Engageons-nous donc sur cette voie et essayons de voir comment cette idéologie imprègne la société. Je pense par exemple à l’idéologie consensuelle qui va de pair avec cette culture du dialogue et de la négociation mise en évidence maintes fois par la sociologie contemporaine. L’autorité disparaissant, elle laisse la place à l’animateur consensuel, voire au manipulateur-récupérateur. Quant à l’homme moderne, il apprend à « surfer » sur les rapports de force et à sortir le maximum d’une négociation. Pris en défaut, il sait également sacrifier les principes et les idées au bon moment pour ne pas tout perdre.
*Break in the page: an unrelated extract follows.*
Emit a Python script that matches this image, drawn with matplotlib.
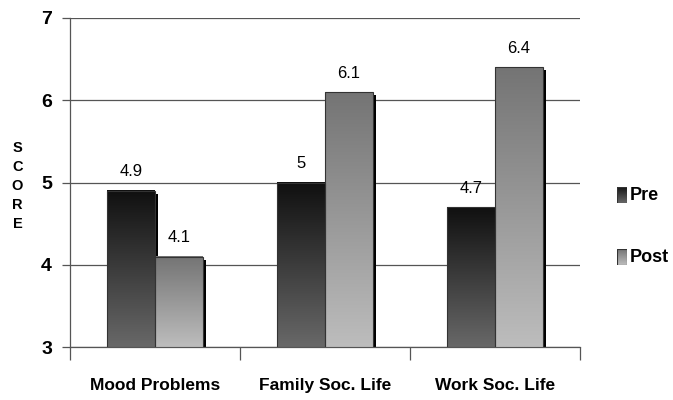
import numpy as np
import matplotlib
matplotlib.use("Agg")
import matplotlib.pyplot as plt
import matplotlib.transforms as mtransforms
from matplotlib.colors import LinearSegmentedColormap
from matplotlib.patches import Rectangle

# data
categories = ["Mood Problems", "Family Soc. Life", "Work Soc. Life"]
pre = [4.9, 5.0, 4.7]
post = [4.1, 6.1, 6.4]
pre_labels = ["4.9", "5", "4.7"]
post_labels = ["4.1", "6.1", "6.4"]
series = ["Pre", "Post"]
ylabel = "SCORE"

plt.rcParams['font.family'] = ['Liberation Sans', 'DejaVu Sans']

# gradients (top -> bottom)
cmap_pre = LinearSegmentedColormap.from_list("pre", ["#101010", "#686868"])
cmap_post = LinearSegmentedColormap.from_list("post", ["#747474", "#bdbdbd"])
grad = np.linspace(0, 1, 256).reshape(-1, 1)

fig = plt.figure(figsize=(6.73, 4.0), dpi=100)
ax = fig.add_axes([0.104, 0.1325, 0.758, 0.8225])

x = np.arange(len(categories))
w = 0.28

# little drop shadow: 3px right, 3px down
shadow_tr = mtransforms.offset_copy(ax.transData, fig=fig, x=3, y=-3, units='dots')

for vals, off, cmap, labs in [(pre, -w / 2, cmap_pre, pre_labels),
                              (post, w / 2, cmap_post, post_labels)]:
    ax.bar(x + off, np.array(vals) - 3, w, bottom=3, color="black",
           transform=shadow_tr, zorder=2)
    bars = ax.bar(x + off, np.array(vals) - 3, w, bottom=3, color="none",
                  edgecolor="#333333", linewidth=0.8, zorder=4)
    for b, lab in zip(bars, labs):
        x0, y0 = b.get_x(), b.get_y()
        x1, y1 = x0 + b.get_width(), y0 + b.get_height()
        ax.imshow(grad, cmap=cmap, extent=[x0, x1, y0, y1], aspect='auto',
                  zorder=3, interpolation='bilinear')
        ax.text((x0 + x1) / 2, y1 + 0.14, lab, ha='center', va='bottom',
                fontsize=12, color="black")

ax.set_xlim(-0.5, 2.5)
ax.set_ylim(3, 7)
ax.set_yticks([3, 4, 5, 6, 7])
ax.yaxis.grid(True, color="#555555", linewidth=0.9)
ax.set_axisbelow(True)

ax.set_xticks(x)
ax.set_xticklabels(categories, fontsize=12.5, fontweight='bold')
ax.tick_params(axis='x', length=0, pad=22)
ax.set_xticks([-0.5, 0.5, 1.5, 2.5], minor=True)
ax.tick_params(axis='x', which='minor', length=9, width=0.9, color="#555555")
ax.tick_params(axis='y', length=6, width=0.9, color="#555555", labelsize=14, pad=7)
for t in ax.get_yticklabels():
    t.set_fontweight('bold')

for s in ["top", "right"]:
    ax.spines[s].set_visible(False)
for s in ["left", "bottom"]:
    ax.spines[s].set_color("#555555")
    ax.spines[s].set_linewidth(0.9)

# stacked y label, one letter per line
for i, ch in enumerate(ylabel):
    fig.text(0.026, 1 - (148 + i * 19) / 400, ch, ha='center', va='center',
             fontsize=10.5, fontweight='bold')

# legend with gradient boxes
for name, cmap, ypx in zip(series, [cmap_pre, cmap_post], [195, 257]):
    yc = 1 - ypx / 400
    lax = fig.add_axes([617 / 673, yc - 0.02, 10 / 673, 0.04])
    lax.imshow(grad, cmap=cmap, aspect='auto', extent=[0, 1, 0, 1])
    lax.add_patch(Rectangle((0, 0), 1, 1, fill=False, edgecolor="#333333",
                            linewidth=0.8))
    lax.set_axis_off()
    fig.text(630 / 673, yc, name, ha='left', va='center', fontsize=13,
             fontweight='bold')

fig.savefig("out.png", dpi=100)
Cet homme vit donc dans le mouvement, recomposant sans cesse le lien social en fonction de l’action-réaction. Dans le domaine politique, le même pragmatisme est érigé en idéal. Si au démarrage, l’utopie wienérienne est née en réaction à une conception nietzschéenne revue et corrigée par les nazis — Wiener insistant sur l’instauration d’un nouvel ordre social par le biais du dialogue et du consensus — n’aboutit-elle pas paradoxalement au pouvoir du meilleur communicant, du meilleur sophiste ?
Il y a en fait deux modèles de négociation. Le premier admet la différence et ne cherche pas à la supprimer. La négociation ne vise alors qu’à établir un modus vivendi. L’autre modèle est celui de l’harmonisation fusionnelle. Prenez la PNL, c’est une manifestation typique de cette utopie en acte dans la mesure où elle se propose de supprimer les conflits. La PNL affirme l’identité entre la négociation et la recherche de valeurs moyennes. Transposée en politique, la dynamique est la même. Là aussi, c’est la recherche du plus petit commun dénominateur et de la valeur commune. Dans le premier modèle, c’est donc la loi qui permettra de travailler ensemble malgré les différences. Quand je parle de loi, c’est à la transcendance sans acception religieuse particulière du terme que je me réfère : c’est l’idée qu’il y a quelque chose qui s’impose à l’homme et auquel il doit se plier. La Bible est une réflexion sur cette définition de l’homme par rapport à la loi. Or, la montée du renoncement à la loi et à la transcendance est typiquement le phénomène qui caractérise la période s’écoulant depuis la fin de la guerre, le recul du religieux n’étant qu’une des formes de ce renoncement général. Dans le modèle communicationnel, la transcendance disparaît d’elle-même. Le conflit étant nié, tout devient négociable : le détail comme le principal.
L’absolu comme le transcendant se transforment en concepts morts. Si le relativisme perçoit la nécessité du « vivre ensemble », c’est par la mise en place d’un ensemble de règles qu’il compte l’assurer. Or, la règle n’a rien à voir avec la loi : c’est ce sur quoi deux personnes ou deux groupes sociaux se mettent d’accord. La règle reste donc complètement immanente aux membres du groupe en présence. Bien sûr, je ne veux pas opposer règle et loi. Cependant la suppression de la loi, son déni, ne peuvent conduire qu’à la catastrophe. Cela ne peut entraîner que le retour du paganisme et de la barbarie. Le pouvoir revient alors au meilleur orateur. La négociation consensuelle est donc tout à fait en harmonie avec cet univers relativiste qui refuse la loi.